• _Data segment_:
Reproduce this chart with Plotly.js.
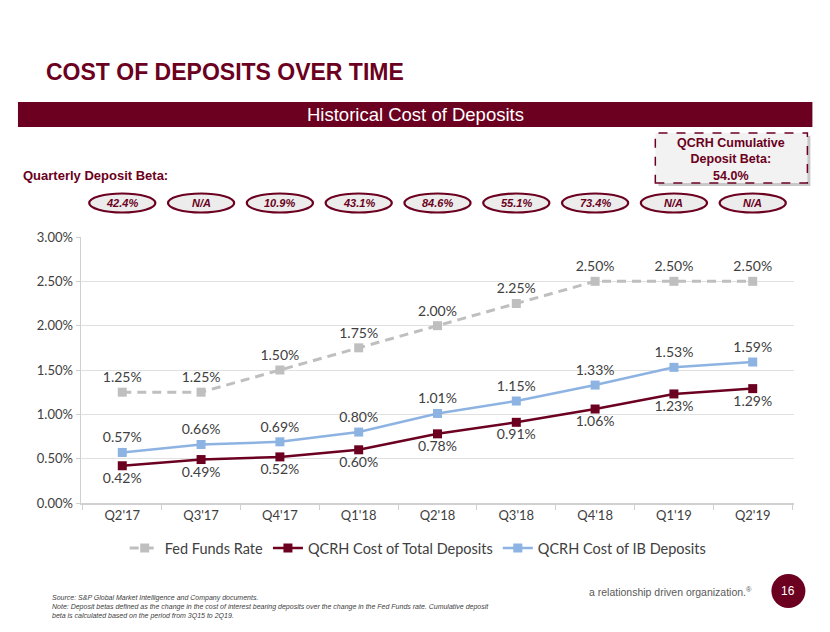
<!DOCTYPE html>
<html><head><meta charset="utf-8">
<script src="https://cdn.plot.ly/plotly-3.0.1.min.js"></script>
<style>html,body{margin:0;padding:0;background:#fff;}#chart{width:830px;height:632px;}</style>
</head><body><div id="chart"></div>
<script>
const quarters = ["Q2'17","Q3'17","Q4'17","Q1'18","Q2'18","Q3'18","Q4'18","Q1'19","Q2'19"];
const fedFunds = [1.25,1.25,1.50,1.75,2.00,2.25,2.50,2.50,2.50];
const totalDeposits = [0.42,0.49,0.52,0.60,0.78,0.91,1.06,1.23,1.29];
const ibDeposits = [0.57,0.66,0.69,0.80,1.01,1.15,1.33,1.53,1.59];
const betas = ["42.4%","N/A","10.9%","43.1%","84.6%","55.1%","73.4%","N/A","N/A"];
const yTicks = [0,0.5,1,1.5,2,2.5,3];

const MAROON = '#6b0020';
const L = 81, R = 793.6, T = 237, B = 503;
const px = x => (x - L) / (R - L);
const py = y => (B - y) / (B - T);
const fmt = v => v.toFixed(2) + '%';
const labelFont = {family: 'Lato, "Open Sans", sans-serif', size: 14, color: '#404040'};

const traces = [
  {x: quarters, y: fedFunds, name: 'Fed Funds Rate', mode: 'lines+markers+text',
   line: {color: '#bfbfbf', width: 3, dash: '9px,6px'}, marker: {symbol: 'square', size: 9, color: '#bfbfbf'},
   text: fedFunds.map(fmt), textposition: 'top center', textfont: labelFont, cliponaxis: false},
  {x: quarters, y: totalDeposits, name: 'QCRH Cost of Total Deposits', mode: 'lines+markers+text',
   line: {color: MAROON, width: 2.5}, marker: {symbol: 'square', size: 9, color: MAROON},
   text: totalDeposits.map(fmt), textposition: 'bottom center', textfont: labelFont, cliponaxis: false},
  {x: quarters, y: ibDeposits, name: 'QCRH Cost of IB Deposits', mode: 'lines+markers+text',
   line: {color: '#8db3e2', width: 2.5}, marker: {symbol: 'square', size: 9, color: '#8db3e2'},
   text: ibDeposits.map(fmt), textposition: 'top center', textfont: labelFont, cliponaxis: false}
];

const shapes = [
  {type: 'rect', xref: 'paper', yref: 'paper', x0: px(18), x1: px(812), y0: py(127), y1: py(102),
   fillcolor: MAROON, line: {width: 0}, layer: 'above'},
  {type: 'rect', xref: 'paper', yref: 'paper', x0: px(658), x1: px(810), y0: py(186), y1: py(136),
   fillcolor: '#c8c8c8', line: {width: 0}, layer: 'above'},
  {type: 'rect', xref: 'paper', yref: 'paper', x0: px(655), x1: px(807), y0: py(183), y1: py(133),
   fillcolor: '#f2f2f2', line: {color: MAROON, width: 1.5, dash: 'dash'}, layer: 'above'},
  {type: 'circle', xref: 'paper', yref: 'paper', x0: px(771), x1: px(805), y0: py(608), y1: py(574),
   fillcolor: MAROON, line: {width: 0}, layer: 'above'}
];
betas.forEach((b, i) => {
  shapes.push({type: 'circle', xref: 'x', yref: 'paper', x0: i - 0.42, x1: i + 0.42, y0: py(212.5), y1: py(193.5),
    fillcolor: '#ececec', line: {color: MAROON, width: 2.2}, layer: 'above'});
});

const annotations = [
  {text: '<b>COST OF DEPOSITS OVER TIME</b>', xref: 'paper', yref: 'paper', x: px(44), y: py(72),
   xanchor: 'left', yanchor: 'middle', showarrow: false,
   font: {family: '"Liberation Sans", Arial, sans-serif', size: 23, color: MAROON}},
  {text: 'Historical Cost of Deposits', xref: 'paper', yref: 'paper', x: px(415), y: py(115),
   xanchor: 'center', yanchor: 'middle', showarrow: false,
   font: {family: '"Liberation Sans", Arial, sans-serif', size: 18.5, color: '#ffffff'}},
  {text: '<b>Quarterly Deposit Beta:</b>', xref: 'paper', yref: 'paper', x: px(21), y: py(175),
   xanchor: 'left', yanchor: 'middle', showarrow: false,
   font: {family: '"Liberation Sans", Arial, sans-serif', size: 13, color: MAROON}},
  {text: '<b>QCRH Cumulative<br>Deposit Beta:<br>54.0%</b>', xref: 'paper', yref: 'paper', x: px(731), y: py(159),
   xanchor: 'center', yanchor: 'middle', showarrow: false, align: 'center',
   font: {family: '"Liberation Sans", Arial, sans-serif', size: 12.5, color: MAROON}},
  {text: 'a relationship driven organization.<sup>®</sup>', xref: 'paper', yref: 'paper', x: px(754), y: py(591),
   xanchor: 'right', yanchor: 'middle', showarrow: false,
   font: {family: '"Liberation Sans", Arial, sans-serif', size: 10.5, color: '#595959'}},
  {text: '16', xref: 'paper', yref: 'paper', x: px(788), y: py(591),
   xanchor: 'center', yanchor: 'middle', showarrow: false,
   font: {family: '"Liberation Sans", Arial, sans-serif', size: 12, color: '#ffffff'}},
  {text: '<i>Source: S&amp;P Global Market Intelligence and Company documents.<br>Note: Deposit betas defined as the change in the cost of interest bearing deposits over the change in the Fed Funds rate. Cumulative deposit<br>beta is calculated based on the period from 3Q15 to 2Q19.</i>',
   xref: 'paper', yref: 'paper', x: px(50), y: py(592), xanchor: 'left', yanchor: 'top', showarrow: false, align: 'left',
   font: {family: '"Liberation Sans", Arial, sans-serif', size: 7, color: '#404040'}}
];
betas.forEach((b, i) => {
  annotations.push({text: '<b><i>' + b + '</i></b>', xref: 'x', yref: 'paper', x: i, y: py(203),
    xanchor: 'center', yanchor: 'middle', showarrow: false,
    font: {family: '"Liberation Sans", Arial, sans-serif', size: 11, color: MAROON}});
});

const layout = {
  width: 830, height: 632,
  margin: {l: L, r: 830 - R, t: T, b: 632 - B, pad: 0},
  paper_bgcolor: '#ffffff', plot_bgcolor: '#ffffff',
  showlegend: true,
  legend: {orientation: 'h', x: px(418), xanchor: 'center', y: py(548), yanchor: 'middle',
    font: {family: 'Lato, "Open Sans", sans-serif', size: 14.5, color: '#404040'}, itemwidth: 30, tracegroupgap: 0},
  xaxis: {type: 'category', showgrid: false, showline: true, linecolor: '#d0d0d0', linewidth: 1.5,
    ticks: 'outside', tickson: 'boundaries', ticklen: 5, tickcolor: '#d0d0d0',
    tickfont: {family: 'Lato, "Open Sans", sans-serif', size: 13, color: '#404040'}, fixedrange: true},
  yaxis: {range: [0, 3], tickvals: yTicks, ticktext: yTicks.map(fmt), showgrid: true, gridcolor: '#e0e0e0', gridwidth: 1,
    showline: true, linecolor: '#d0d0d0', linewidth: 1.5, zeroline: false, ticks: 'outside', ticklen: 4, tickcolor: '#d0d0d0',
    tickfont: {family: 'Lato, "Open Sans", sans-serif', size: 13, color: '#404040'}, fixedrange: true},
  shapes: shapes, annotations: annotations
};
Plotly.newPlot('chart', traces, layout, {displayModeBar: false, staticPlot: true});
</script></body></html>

• _Task to complete_: Tally the lines above that contain the word "chart", and reply with only the number.

• _The solution_: 4